Using trim parameter

The trim parameter can be specified as fraction from (0 to 0.5). It is used to trim a fraction of observations from each end of the sorted vector.

Example:

In the example below, trim parameter is used to trim 25% of observation from each end of the vector.

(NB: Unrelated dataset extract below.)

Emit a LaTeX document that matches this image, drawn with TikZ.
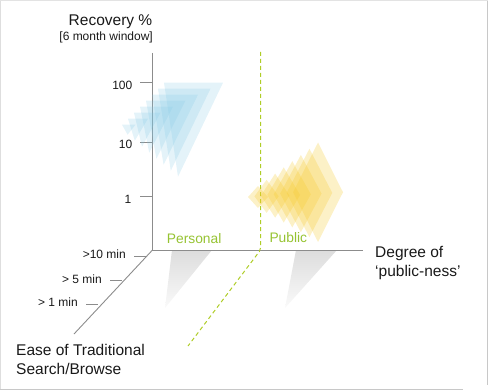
\documentclass[tikz,border=0pt]{standalone}
\usepackage{fontspec}
\setmainfont{Liberation Sans}
\definecolor{axisgray}{RGB}{140,140,140}
\definecolor{framegray}{RGB}{200,200,200}
\definecolor{dashgreen}{RGB}{175,205,40}
\definecolor{txtgreen}{RGB}{150,195,50}
\definecolor{triblue}{RGB}{130,200,228}
\definecolor{diagold}{RGB}{245,200,40}
\definecolor{txtdark}{RGB}{25,25,25}
\begin{document}
\begin{tikzpicture}[x=1pt,y=-1pt,
  axisline/.style={draw=axisgray, line width=0.9pt},
  tickline/.style={draw=axisgray, line width=0.9pt},
  bigtxt/.style={inner sep=0pt, text=txtdark, font=\fontsize{15.5}{19}\selectfont},
  smalltxt/.style={inner sep=0pt, text=txtdark, font=\fontsize{12}{14}\selectfont},
  grntxt/.style={inner sep=0pt, text=txtgreen, font=\fontsize{13.8}{16}\selectfont},
  greendash/.style={draw=dashgreen, line width=1pt, dash pattern=on 4pt off 3pt, rounded corners=2pt},
  tri/.style={fill=triblue, fill opacity=0.22},
  dia/.style={fill=diagold, fill opacity=0.26},
  shadowshape/.style={top color=gray!27, bottom color=gray!4, draw=none}
]
\useasboundingbox (0,0) rectangle (489,390);
% frame
\draw[framegray, line width=0.8pt] (487.5,0) -- (487.5,385);
\draw[framegray, line width=0.8pt] (0,389) -- (463,389);
\draw[framegray!60, line width=0.8pt] (0.5,0) -- (0.5,389);
\draw[framegray!50, line width=0.8pt] (0,0.5) -- (487.5,0.5);

% named coordinates
\coordinate (O) at (152.5,250);
\coordinate (ytop) at (152.5,53);
\coordinate (xend) at (362.7,250);
\coordinate (zend) at (74,334);
\coordinate (gtop) at (260.5,52);
\coordinate (gknee) at (260.5,250);
\coordinate (gend) at (188,346);

% shadows
\shade[shadowshape] (172,250) -- (212,250) -- (165,308) -- cycle;
\shade[shadowshape] (296,250) -- (337,250) -- (285,308) -- cycle;

% axes
\draw[axisline] (ytop) -- (O) -- (xend);
\draw[axisline] (O) -- (zend);

% y ticks
\coordinate (ya1) at (140,82.7);  \coordinate (yb1) at (152.5,82.7);
\coordinate (ya2) at (140,142);   \coordinate (yb2) at (152.5,142);
\coordinate (ya3) at (140,196.7); \coordinate (yb3) at (152.5,196.7);
\draw[tickline] (ya1) -- (yb1);
\draw[tickline] (ya2) -- (yb2);
\draw[tickline] (ya3) -- (yb3);
\node[smalltxt, anchor=east] (l100) at (132.5,85) {100};
\node[smalltxt, anchor=east] (l10) at (132.5,144.5) {10};
\node[smalltxt, anchor=east] (l1) at (131.5,199) {1};

% z ticks
\coordinate (za1) at (134,256.7); \coordinate (zb1) at (147,256.7);
\coordinate (za2) at (110,280.7); \coordinate (zb2) at (122,280.7);
\coordinate (za3) at (86,304);    \coordinate (zb3) at (98,304);
\draw[tickline] (za1) -- (zb1);
\draw[tickline] (za2) -- (zb2);
\draw[tickline] (za3) -- (zb3);
\node[smalltxt, anchor=east] (m10) at (126,254.3) {>10 min};
\node[smalltxt, anchor=east] (m5) at (102,279) {> 5 min};
\node[smalltxt, anchor=east] (m1) at (78,302.5) {> 1 min};

% green dashed divider
\draw[greendash] (gtop) -- (gknee) -- (gend);

% blue triangles
\foreach \i in {0,...,7}{
  \pgfmathsetmacro{\tlx}{164-6*\i}
  \pgfmathsetmacro{\tly}{82.7+6*\i}
  \pgfmathsetmacro{\trx}{\tlx+59-6.5*\i}
  \pgfmathsetmacro{\tipx}{\tlx+14-1.2*\i}
  \pgfmathsetmacro{\tipy}{\tly+94-12*\i}
  \fill[tri] (\tlx,\tly) -- (\trx,\tly) -- (\tipx,\tipy) -- cycle;
}

% yellow diamonds
\foreach \i in {0,...,7}{
  \pgfmathsetmacro{\t}{\i/7}
  \pgfmathsetmacro{\cx}{318-60*\t}
  \pgfmathsetmacro{\ty}{142.5+43.5*\t}
  \pgfmathsetmacro{\by}{242-34*\t}
  \pgfmathsetmacro{\hw}{25-15*\t}
  \pgfmathsetmacro{\cy}{(\ty+\by)/2}
  \fill[dia] (\cx,\ty) -- (\cx+\hw,\cy) -- (\cx,\by) -- (\cx-\hw,\cy) -- cycle;
}

% labels
\node[bigtxt, anchor=base east] (ylab) at (152.5,26) {Recovery \%};
\node[smalltxt, anchor=base east] (ysub) at (153,41) {[6 month window]};
\node[grntxt, anchor=base west] (pers) at (166.7,243.3) {Personal};
\node[grntxt, anchor=base west] (publ) at (269.3,242.7) {Public};
\node[bigtxt, anchor=base west] (deg1) at (375,257.3) {Degree of};
\node[bigtxt, anchor=base west] (deg2) at (375,276) {‘public-ness’};
\node[bigtxt, anchor=base west] (ease1) at (16,355) {Ease of Traditional};
\node[bigtxt, anchor=base west] (ease2) at (16,374) {Search/Browse};
\end{tikzpicture}
\end{document}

The sorted vector will contain -45, -25, -10, 5, 12, 23, 23, 40. The trim=0.25 option removed -45, -25, 23, 40 and therefore the mean is calculated over vector containing -10, 5, 12, 23, which is 7.5.

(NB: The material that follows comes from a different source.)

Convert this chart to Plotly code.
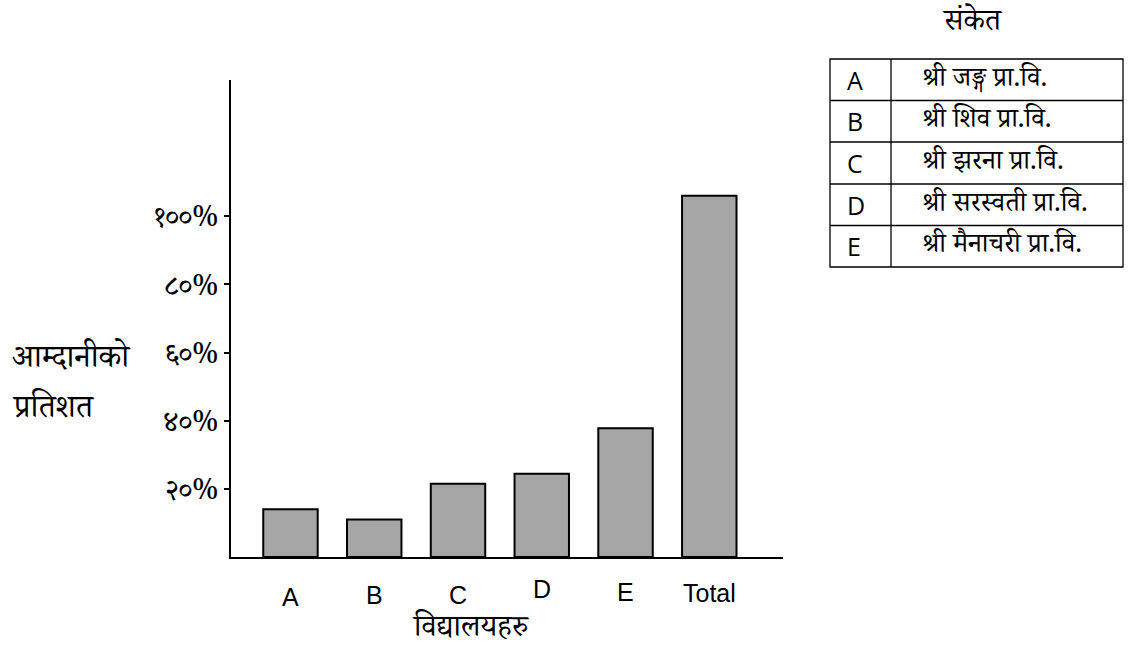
import plotly.graph_objects as go

categories = ["A", "B", "C", "D", "E", "Total"]
values = [14, 11, 21.5, 24.4, 37.8, 106]
tick_vals = [20, 40, 60, 80, 100]
tick_text = ["२०%", "४०%", "६०%", "८०%", "१००%"]
label_shift = [-40, -38, -38, -32, -35, -36]
legend_keys = ["A", "B", "C", "D", "E"]
legend_names = ["श्री जङ्ग प्रा.वि.", "श्री शिव प्रा.वि.", "श्री झरना प्रा.वि.",
                "श्री सरस्वती प्रा.वि.", "श्री मैनाचरी प्रा.वि."]
x_title = "विद्यालयहरु"
y_title_lines = ["आम्दानीको", "प्रतिशत"]
legend_title = "संकेत"

W, H = 1128, 655
L, R, T, B = 231, 783, 80, 557

def px(x):
    return (x - L) / (R - L)

def py(y):
    return (B - y) / (B - T)

deva = "Noto Serif Devanagari, Noto Sans Devanagari, Lohit Devanagari, serif"

fig = go.Figure(go.Bar(
    x=categories, y=values,
    marker=dict(color="#a6a6a6", line=dict(color="black", width=2)),
    width=0.65,
))

annotations = []
for c, s in zip(categories, label_shift):
    annotations.append(dict(x=c, y=0, xref="x", yref="y", text=c, showarrow=False,
                            xanchor="center", yanchor="middle", yshift=s,
                            font=dict(family="Liberation Sans Narrow, Arial Narrow, sans-serif",
                                      size=25, color="black")))
annotations.append(dict(x=px(470), y=py(631), xref="paper", yref="paper", text=x_title,
                        showarrow=False, xanchor="center", yanchor="middle",
                        font=dict(family=deva, size=30, color="black")))
for i, t in enumerate(y_title_lines):
    annotations.append(dict(x=px(10), y=py(362 + 50 * i), xref="paper", yref="paper", text=t,
                            showarrow=False, xanchor="left", yanchor="middle",
                            font=dict(family=deva, size=32, color="black")))
annotations.append(dict(x=px(972), y=py(25), xref="paper", yref="paper", text=legend_title,
                        showarrow=False, xanchor="center", yanchor="middle",
                        font=dict(family=deva, size=30, color="black")))

shapes = []
tx0, tx1, tdiv = 830, 1123, 891
rows = [59, 100.5, 142, 184, 225.5, 267]
shapes.append(dict(type="rect", xref="paper", yref="paper", x0=px(tx0), x1=px(tx1),
                   y0=py(rows[0]), y1=py(rows[-1]), line=dict(color="black", width=1.3)))
shapes.append(dict(type="line", xref="paper", yref="paper", x0=px(tdiv), x1=px(tdiv),
                   y0=py(rows[0]), y1=py(rows[-1]), line=dict(color="black", width=1.3)))
for r in rows[1:-1]:
    shapes.append(dict(type="line", xref="paper", yref="paper", x0=px(tx0), x1=px(tx1),
                       y0=py(r), y1=py(r), line=dict(color="black", width=1.3)))
for i, (k, n) in enumerate(zip(legend_keys, legend_names)):
    yc = (rows[i] + rows[i + 1]) / 2
    annotations.append(dict(x=px(845), y=py(yc), xref="paper", yref="paper", text=k,
                            showarrow=False, xanchor="left", yanchor="middle",
                            font=dict(family="Open Sans, Liberation Sans, sans-serif", size=25, color="black")))
    annotations.append(dict(x=px(920), y=py(yc + 2), xref="paper", yref="paper", text=n,
                            showarrow=False, xanchor="left", yanchor="middle",
                            font=dict(family=deva, size=27, color="black")))

fig.update_layout(
    width=W, height=H,
    margin=dict(l=L, r=W - R, t=T, b=H - B),
    paper_bgcolor="white", plot_bgcolor="white",
    showlegend=False,
    bargap=0.35,
    xaxis=dict(range=[-0.71, 5.88], showline=True, linecolor="black", linewidth=2,
               showticklabels=False, ticks="", showgrid=False, zeroline=False),
    yaxis=dict(range=[0, 140], showline=True, linecolor="black", linewidth=2,
               tickvals=tick_vals, ticktext=tick_text, ticks="outside", ticklen=5,
               tickcolor="black", tickwidth=2, showgrid=False, zeroline=False,
               tickfont=dict(family=deva, size=29, color="black")),
    annotations=annotations,
    shapes=shapes,
)

fig.write_html("out.html", config={"displayModeBar": False},
               post_script="document.body.style.margin='0';")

v <- c(-10, 12, 23, -25, 23, 5, 40, -45)
cat("The vector contains:\n")
print(v)
cat("mean of all elements of the vector:", mean(v), "\n")
cat("mean after trimmed it by 25% from each side:", 
       mean(v, trim=0.25), "\n")

The output of the above code will be:

The vector contains:
[1] -10  12  23 -25  23   5  40 -45
mean of all elements of the vector: 2.875 
mean after trimmed it by 25% from each side: 7.5

Using na.rm parameter

The na.rm parameter can be set TRUE to remove NA or NaN values before the computation.

Example:

Consider the example below to see the usage of na.rm parameter.

v1 <- c(10, 20, NA)
v2 <- c(10, 20, NaN)

cat("mean of all elements of v1:", mean(v1), "\n")
cat("mean after removing NA:", mean(v1, na.rm=TRUE), "\n")

cat("\nmean of all elements of v2:", mean(v2), "\n")
cat("mean after removing NaN:", mean(v2, na.rm=TRUE), "\n")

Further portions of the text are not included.